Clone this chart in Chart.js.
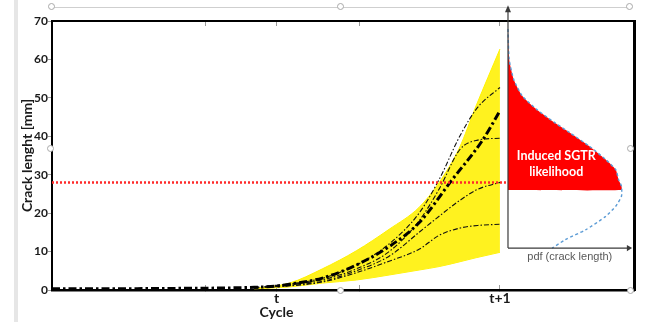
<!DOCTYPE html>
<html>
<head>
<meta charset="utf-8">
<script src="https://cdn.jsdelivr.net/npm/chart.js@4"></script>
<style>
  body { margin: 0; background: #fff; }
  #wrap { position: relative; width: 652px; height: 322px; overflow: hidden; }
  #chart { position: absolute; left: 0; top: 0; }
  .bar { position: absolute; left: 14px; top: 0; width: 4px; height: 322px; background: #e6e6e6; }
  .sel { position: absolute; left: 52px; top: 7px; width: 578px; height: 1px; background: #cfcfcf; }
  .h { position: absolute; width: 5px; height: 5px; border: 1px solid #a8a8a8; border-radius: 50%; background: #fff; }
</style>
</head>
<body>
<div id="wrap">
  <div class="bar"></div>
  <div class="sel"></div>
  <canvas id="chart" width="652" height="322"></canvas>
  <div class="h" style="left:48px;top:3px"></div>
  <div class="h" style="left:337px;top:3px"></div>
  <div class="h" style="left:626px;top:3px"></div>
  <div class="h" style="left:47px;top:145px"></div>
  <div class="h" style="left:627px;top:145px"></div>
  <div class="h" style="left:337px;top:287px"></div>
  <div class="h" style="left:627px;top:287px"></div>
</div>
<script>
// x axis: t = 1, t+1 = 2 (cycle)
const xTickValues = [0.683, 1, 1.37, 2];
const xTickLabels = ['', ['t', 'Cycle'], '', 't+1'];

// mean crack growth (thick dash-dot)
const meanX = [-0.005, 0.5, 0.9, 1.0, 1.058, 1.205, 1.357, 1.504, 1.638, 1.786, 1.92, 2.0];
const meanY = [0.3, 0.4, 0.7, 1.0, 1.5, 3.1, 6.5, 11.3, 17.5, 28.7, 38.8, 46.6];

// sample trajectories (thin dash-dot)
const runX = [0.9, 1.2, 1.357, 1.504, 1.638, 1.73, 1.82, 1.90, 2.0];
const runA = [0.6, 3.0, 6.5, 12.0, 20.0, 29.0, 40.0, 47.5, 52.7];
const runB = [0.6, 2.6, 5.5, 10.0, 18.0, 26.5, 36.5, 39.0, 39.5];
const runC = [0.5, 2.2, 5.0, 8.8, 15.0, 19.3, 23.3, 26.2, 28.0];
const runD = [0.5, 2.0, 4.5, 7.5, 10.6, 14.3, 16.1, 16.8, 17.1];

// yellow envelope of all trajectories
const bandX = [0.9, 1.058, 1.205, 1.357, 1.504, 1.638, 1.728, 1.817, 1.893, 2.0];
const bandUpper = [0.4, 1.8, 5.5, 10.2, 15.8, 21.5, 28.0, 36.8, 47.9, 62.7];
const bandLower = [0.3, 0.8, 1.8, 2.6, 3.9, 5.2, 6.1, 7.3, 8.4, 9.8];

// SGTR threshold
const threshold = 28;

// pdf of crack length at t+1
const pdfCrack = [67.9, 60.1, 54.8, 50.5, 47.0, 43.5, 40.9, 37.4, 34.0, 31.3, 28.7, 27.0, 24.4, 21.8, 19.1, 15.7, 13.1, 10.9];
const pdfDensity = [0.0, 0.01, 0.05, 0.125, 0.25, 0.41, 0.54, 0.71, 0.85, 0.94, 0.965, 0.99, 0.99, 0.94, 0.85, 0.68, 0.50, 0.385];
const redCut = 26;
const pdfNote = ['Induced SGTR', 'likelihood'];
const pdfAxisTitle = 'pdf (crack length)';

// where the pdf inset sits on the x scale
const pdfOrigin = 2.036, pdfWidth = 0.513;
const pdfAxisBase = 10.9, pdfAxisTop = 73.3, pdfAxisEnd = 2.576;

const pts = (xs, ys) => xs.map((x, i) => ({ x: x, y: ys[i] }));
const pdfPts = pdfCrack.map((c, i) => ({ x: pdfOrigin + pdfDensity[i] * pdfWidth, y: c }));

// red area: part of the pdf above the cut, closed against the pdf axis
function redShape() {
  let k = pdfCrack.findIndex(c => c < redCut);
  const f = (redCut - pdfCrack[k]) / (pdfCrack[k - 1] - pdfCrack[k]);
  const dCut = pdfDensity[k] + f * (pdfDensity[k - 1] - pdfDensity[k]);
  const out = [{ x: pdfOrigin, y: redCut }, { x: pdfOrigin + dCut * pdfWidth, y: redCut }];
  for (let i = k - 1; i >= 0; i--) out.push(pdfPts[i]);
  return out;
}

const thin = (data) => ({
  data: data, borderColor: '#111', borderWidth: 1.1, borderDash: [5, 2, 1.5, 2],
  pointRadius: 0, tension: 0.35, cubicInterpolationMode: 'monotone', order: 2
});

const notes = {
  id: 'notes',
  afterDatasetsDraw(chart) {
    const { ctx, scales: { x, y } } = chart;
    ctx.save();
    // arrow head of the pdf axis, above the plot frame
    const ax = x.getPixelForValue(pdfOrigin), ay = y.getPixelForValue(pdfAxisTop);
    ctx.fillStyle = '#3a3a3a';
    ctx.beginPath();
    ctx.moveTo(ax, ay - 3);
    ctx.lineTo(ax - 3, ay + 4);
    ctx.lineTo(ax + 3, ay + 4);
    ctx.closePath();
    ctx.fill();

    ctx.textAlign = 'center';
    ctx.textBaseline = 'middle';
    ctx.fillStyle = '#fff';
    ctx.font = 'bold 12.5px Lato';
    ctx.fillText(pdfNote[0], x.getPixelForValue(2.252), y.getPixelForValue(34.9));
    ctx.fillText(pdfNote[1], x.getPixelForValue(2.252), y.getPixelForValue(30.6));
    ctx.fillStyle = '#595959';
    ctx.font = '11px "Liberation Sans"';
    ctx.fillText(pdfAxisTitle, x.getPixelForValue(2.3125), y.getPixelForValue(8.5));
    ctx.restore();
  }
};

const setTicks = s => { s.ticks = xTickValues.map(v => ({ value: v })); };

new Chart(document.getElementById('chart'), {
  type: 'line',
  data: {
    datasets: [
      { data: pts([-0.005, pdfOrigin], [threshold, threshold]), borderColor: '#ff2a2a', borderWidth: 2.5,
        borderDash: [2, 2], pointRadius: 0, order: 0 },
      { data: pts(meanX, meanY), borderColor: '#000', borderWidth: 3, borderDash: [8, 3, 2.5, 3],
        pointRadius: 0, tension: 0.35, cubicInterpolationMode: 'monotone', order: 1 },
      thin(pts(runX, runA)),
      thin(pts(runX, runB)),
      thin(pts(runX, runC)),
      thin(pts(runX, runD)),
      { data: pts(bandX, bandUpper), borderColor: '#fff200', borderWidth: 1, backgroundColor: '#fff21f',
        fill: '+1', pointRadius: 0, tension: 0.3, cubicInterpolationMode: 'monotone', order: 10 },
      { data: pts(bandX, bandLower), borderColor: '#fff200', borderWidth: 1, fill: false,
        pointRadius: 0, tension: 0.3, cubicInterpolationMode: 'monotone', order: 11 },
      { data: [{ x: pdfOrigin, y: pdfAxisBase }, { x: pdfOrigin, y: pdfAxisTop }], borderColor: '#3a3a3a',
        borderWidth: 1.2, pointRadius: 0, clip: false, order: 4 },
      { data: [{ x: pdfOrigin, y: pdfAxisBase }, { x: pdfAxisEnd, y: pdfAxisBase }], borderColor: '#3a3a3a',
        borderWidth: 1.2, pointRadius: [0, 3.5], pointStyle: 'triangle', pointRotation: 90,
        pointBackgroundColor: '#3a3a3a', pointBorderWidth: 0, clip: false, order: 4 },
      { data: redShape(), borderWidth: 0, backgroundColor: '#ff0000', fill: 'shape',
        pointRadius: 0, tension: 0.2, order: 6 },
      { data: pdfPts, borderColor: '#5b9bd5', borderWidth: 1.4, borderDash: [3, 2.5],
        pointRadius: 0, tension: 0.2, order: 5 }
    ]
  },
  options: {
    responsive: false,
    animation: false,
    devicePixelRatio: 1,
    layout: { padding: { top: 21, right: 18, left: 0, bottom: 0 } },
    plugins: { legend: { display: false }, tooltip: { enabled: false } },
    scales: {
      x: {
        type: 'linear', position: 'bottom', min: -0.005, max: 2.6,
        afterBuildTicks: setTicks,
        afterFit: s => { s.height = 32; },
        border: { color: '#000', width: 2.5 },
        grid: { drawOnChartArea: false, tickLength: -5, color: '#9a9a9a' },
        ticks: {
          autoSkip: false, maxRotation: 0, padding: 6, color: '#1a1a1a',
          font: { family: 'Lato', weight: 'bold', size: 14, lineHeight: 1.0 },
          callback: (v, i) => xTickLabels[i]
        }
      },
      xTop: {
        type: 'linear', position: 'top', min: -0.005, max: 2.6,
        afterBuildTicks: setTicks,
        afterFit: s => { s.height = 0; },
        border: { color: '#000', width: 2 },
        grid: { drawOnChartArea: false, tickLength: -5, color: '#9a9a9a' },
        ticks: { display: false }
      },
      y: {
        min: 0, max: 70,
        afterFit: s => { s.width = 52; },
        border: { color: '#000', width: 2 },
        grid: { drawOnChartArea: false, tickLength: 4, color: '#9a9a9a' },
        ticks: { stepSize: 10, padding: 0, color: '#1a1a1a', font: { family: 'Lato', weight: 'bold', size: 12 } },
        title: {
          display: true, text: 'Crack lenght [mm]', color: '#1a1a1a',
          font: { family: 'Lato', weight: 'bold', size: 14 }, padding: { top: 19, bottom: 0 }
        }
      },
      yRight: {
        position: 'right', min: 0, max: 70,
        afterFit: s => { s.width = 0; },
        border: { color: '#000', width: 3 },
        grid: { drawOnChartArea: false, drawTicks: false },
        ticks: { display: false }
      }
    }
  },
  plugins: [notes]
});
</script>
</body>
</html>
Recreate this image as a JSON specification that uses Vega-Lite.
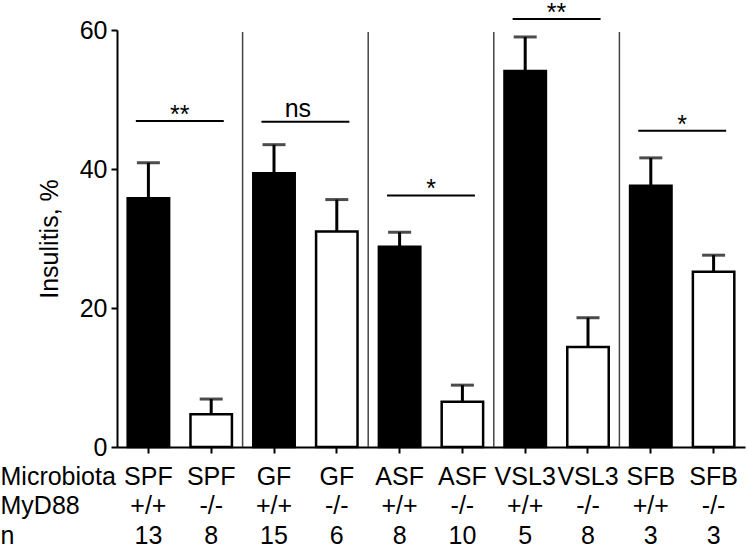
━━━
• Short problem:
Gather each line of the listing containing the word "this" and show it.

• Written solution:
Clone this chart in Chart.js.
Recreate this image as a JSON specification that uses Vega-Lite.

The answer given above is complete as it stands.